The find is especially significant because rhinesuchid temnospondyl footprints can be elusive. Smithsonian Magazine explains that while fossils have given paleontologists a good idea of what this prehistoric creature looked like, discoveries like footprints tell a richer story about its behavior.
For example, paleontologists have long speculated about how rhinesuchid temnospondyl moved. Did they rely on their tail? Their limbs? Or some combination? According to Smithsonian Magazine, the footprints discovered in South Africa suggest that the prehistoric creature used its tail to propel itself.
“The trackways are unique, and as far as I know, the only Permian body impressions of a rhinesuchid amphibian of this size,” Groenewald told London’s Natural History Museum. “While it has been suspected that these animals swam similarly to modern salamanders and crocodiles, it was neat to find direct evidence in the fossil record.”
According to Discover Magazine, the rhinesuchid temnospondyl lived shortly before the Permian Mass Extinction Event destroyed 90 percent of life on Earth approximately 252 million years ago. Millions of years after that, sometime between 230 and 245 million years ago, the age of the dinosaur began when the famous creatures appeared en masse across the planet.

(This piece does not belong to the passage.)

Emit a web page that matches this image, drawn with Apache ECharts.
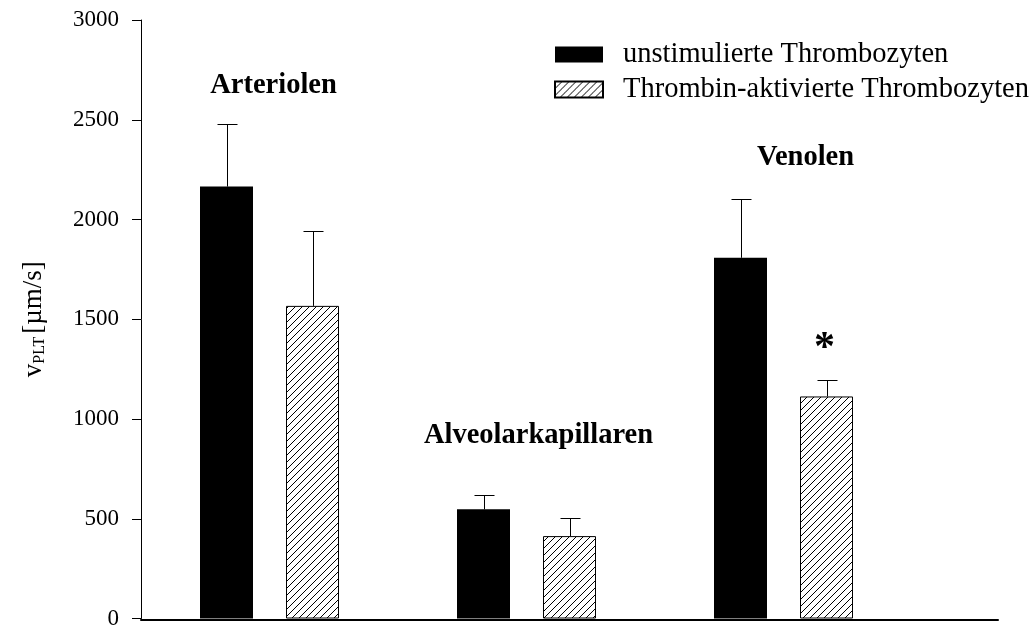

Though much is known about dinosaurs, Groenewald and his colleagues emphasized how their discovery helped illuminate the lives of even more prehistoric creatures. And the Dave Green paleosurface, named for the landowner who first discovered it, seems to be a promising site for future discoveries.
“I feel like each time I go, I find something new or something that I hadn’t seen before,” Groenewald told Smithsonian Magazine.